I was raised speaking English, but I also spoke Spanish at home. When I went to school for the first time, I was enrolled in ESL classes—classes of English as a Second Language. I was also put in the Limited English Proficiency Program. In all these classes, I always got the highest grades. I was the best reader and speaker. There as no reason for me to be in any of those classes.

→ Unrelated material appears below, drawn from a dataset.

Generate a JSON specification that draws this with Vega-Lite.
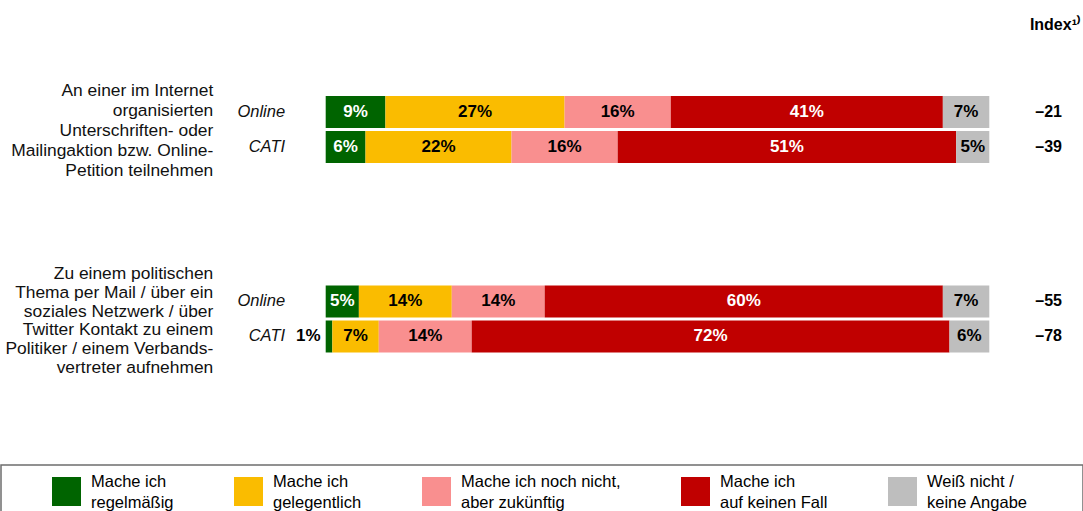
{
  "$schema": "https://vega.github.io/schema/vega-lite/v6.json",
  "width": 1083,
  "height": 511,
  "autosize": {"type": "none"},
  "padding": 0,
  "background": "white",
  "config": {
    "view": {"stroke": null},
    "font": "Liberation Sans",
    "legend": {"labelFont": "Liberation Sans"}
  },
  "title": {
    "text": "Index¹⁾",
    "anchor": "end",
    "frame": "group",
    "orient": "top",
    "offset": -33,
    "dx": -2,
    "fontSize": 16,
    "fontWeight": "bold",
    "color": "#000000",
    "font": "Liberation Sans"
  },
  "datasets": {
    "seg": [
      {"q": "A", "m": "Online", "k": 1, "cat": "Mache ich|regelmäßig", "pct": 9},
      {"q": "A", "m": "Online", "k": 2, "cat": "Mache ich|gelegentlich", "pct": 27},
      {"q": "A", "m": "Online", "k": 3, "cat": "Mache ich noch nicht,|aber zukünftig", "pct": 16},
      {"q": "A", "m": "Online", "k": 4, "cat": "Mache ich|auf keinen Fall", "pct": 41},
      {"q": "A", "m": "Online", "k": 5, "cat": "Weiß nicht /|keine Angabe", "pct": 7},
      {"q": "A", "m": "CATI", "k": 1, "cat": "Mache ich|regelmäßig", "pct": 6},
      {"q": "A", "m": "CATI", "k": 2, "cat": "Mache ich|gelegentlich", "pct": 22},
      {"q": "A", "m": "CATI", "k": 3, "cat": "Mache ich noch nicht,|aber zukünftig", "pct": 16},
      {"q": "A", "m": "CATI", "k": 4, "cat": "Mache ich|auf keinen Fall", "pct": 51},
      {"q": "A", "m": "CATI", "k": 5, "cat": "Weiß nicht /|keine Angabe", "pct": 5},
      {"q": "B", "m": "Online", "k": 1, "cat": "Mache ich|regelmäßig", "pct": 5},
      {"q": "B", "m": "Online", "k": 2, "cat": "Mache ich|gelegentlich", "pct": 14},
      {"q": "B", "m": "Online", "k": 3, "cat": "Mache ich noch nicht,|aber zukünftig", "pct": 14},
      {"q": "B", "m": "Online", "k": 4, "cat": "Mache ich|auf keinen Fall", "pct": 60},
      {"q": "B", "m": "Online", "k": 5, "cat": "Weiß nicht /|keine Angabe", "pct": 7},
      {"q": "B", "m": "CATI", "k": 1, "cat": "Mache ich|regelmäßig", "pct": 1},
      {"q": "B", "m": "CATI", "k": 2, "cat": "Mache ich|gelegentlich", "pct": 7},
      {"q": "B", "m": "CATI", "k": 3, "cat": "Mache ich noch nicht,|aber zukünftig", "pct": 14},
      {"q": "B", "m": "CATI", "k": 4, "cat": "Mache ich|auf keinen Fall", "pct": 72},
      {"q": "B", "m": "CATI", "k": 5, "cat": "Weiß nicht /|keine Angabe", "pct": 6}
    ],
    "questions": [
      {"q": "A", "lines": ["An einer im Internet", "organisierten", "Unterschriften- oder", "Mailingaktion bzw. Online-", "Petition teilnehmen"]},
      {"q": "B", "lines": ["Zu einem politischen", "Thema per Mail / über ein", "soziales Netzwerk / über", "Twitter Kontakt zu einem", "Politiker / einem Verbands-", "vertreter aufnehmen"]}
    ],
    "rows": [
      {"q": "A", "m": "Online", "idx": "–21"},
      {"q": "A", "m": "CATI", "idx": "–39"},
      {"q": "B", "m": "Online", "idx": "–55"},
      {"q": "B", "m": "CATI", "idx": "–78"}
    ]
  },
  "layer": [
    {
      "data": {"name": "seg"},
      "transform": [
        {"stack": "pct", "groupby": ["q", "m"], "sort": [{"field": "k", "order": "ascending"}], "as": ["x0", "x1"]}
      ],
      "mark": {"type": "bar"},
      "encoding": {
        "y": {"field": "q", "type": "nominal", "scale": {"domain": ["A", "B"], "paddingInner": 0.6306, "paddingOuter": 0.6636, "align": 0.3757}, "axis": null},
        "yOffset": {"field": "m", "type": "nominal", "scale": {"domain": ["Online", "CATI"], "paddingInner": 0.0857, "paddingOuter": 0.043}},
        "x": {"field": "x0", "type": "quantitative", "scale": {"domain": [-49.08, 114.12], "nice": false, "zero": false}, "axis": null},
        "x2": {"field": "x1"},
        "color": {
          "field": "cat",
          "type": "nominal",
          "scale": {
            "domain": ["Mache ich|regelmäßig", "Mache ich|gelegentlich", "Mache ich noch nicht,|aber zukünftig", "Mache ich|auf keinen Fall", "Weiß nicht /|keine Angabe"],
            "range": ["#006400", "#FABC00", "#F98F8F", "#C00000", "#BEBEBE"]
          },
          "legend": {
            "orient": "none",
            "legendX": 1,
            "legendY": 465,
            "direction": "horizontal",
            "columns": 5,
            "columnPadding": 60,
            "symbolType": "square",
            "symbolSize": 841,
            "symbolStrokeWidth": 0,
            "symbolOpacity": 1,
            "labelOffset": 10,
            "labelFontSize": 16.5,
            "labelFont": "Liberation Sans",
            "labelColor": "#000000",
            "labelLimit": 400,
            "labelExpr": "indexof(datum.label, 'Wei') == 0 ? split(datum.label + '\u2009\u2009\u2800\u2800\u2800', '|') : split(datum.label, '|')",
            "strokeColor": "#6e6e6e",
            "padding": 12,
            "title": " ",
            "titleOrient": "left",
            "titleFontSize": 1,
            "titlePadding": 39,
            "labelBaseline": "middle",
            "encode": {
              "labels": {"update": {"lineHeight": {"value": 21}, "dy": {"value": -10}}},
              "legend": {"update": {"strokeWidth": {"value": 1.5}}}
            }
          }
        }
      }
    },
    {
      "data": {"name": "seg"},
      "transform": [
        {"stack": "pct", "groupby": ["q", "m"], "sort": [{"field": "k", "order": "ascending"}], "as": ["x0", "x1"]},
        {"filter": "datum.pct >= 3"},
        {"calculate": "(datum.x0 + datum.x1) / 2", "as": "mid"},
        {"calculate": "datum.pct + '%'", "as": "lbl"}
      ],
      "mark": {"type": "text", "fontWeight": "bold", "fontSize": 17, "baseline": "middle", "align": "center", "font": "Liberation Sans"},
      "encoding": {
        "y": {"field": "q", "type": "nominal"},
        "yOffset": {"field": "m", "type": "nominal"},
        "x": {"field": "mid", "type": "quantitative"},
        "text": {"field": "lbl"},
        "color": {"condition": {"test": "datum.k == 1 || datum.k == 4", "value": "#ffffff"}, "value": "#000000"}
      }
    },
    {
      "data": {"name": "seg"},
      "transform": [
        {"stack": "pct", "groupby": ["q", "m"], "sort": [{"field": "k", "order": "ascending"}], "as": ["x0", "x1"]},
        {"filter": "datum.pct < 3"},
        {"calculate": "datum.pct + '%'", "as": "lbl"}
      ],
      "mark": {"type": "text", "fontWeight": "bold", "fontSize": 17, "baseline": "middle", "align": "right", "dx": -5, "font": "Liberation Sans", "color": "#000000"},
      "encoding": {
        "y": {"field": "q", "type": "nominal"},
        "yOffset": {"field": "m", "type": "nominal"},
        "x": {"field": "x0", "type": "quantitative"},
        "text": {"field": "lbl"}
      }
    },
    {
      "data": {"name": "questions"},
      "transform": [{"filter": "datum.q == 'A'"}],
      "mark": {"type": "text", "align": "right", "baseline": "middle", "fontSize": 17.4, "lineHeight": 20, "dy": -38.5, "font": "Liberation Sans", "color": "#111111"},
      "encoding": {
        "y": {"field": "q", "type": "nominal"},
        "x": {"datum": -16.94, "type": "quantitative"},
        "text": {"field": "lines"}
      }
    },
    {
      "data": {"name": "questions"},
      "transform": [{"filter": "datum.q == 'B'"}],
      "mark": {"type": "text", "align": "right", "baseline": "middle", "fontSize": 17.4, "lineHeight": 18.8, "dy": -45, "font": "Liberation Sans", "color": "#111111"},
      "encoding": {
        "y": {"field": "q", "type": "nominal"},
        "x": {"datum": -16.94, "type": "quantitative"},
        "text": {"field": "lines"}
      }
    },
    {
      "data": {"name": "rows"},
      "mark": {"type": "text", "align": "right", "baseline": "middle", "fontSize": 16.5, "fontStyle": "italic", "font": "Liberation Sans", "color": "#111111"},
      "encoding": {
        "y": {"field": "q", "type": "nominal"},
        "yOffset": {"field": "m", "type": "nominal"},
        "x": {"datum": -6.12, "type": "quantitative"},
        "text": {"field": "m"}
      }
    },
    {
      "data": {"name": "rows"},
      "mark": {"type": "text", "align": "right", "baseline": "middle", "fontSize": 16, "fontWeight": "bold", "font": "Liberation Sans", "color": "#000000"},
      "encoding": {
        "y": {"field": "q", "type": "nominal"},
        "yOffset": {"field": "m", "type": "nominal"},
        "x": {"datum": 110.96, "type": "quantitative"},
        "text": {"field": "idx"}
      }
    }
  ]
}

When my parents discovered that I was in those classes instead of in regular classes with other English-speaking students, they went to the school administration to complain about the discrimination. The school had nothing to say. My parents tried to get me out of the ESL classes, but the school fought it very hard to keep me there. And then we found out why—for every student the school had in the ESL and Limited English Proficiency Program, they would receive$400. This was pretty devastating. The school’s only excuse for keeping me there was because I lived in a Spanish-speaking household, and that I was influenced by the way my parents spoke. My parents were outraged, but I remained in the ESL and Limited English Proficiency Program until I was in the fifth grade.
Then parents transferred me to another school where they had friends. The new school gave me an English proficiency test. I aced it. SO I didn’t have to attend those programs for non-native English speakers. I was finally on the right track and back at the head of the class. The first school I had would have never let me out of those programs or even let me take the test. I was too “Spanish” for tem.
1. What kind of class does the speaker think he should attend?
2. What was the real reason the speaker was placed in a Limited English Proficiency class?
3. What was the excuse the school used to put the speaker in an ESL class?
4. How did the speaker perform in the regular English class?
5. When the speaker described his first school, what were his feeling?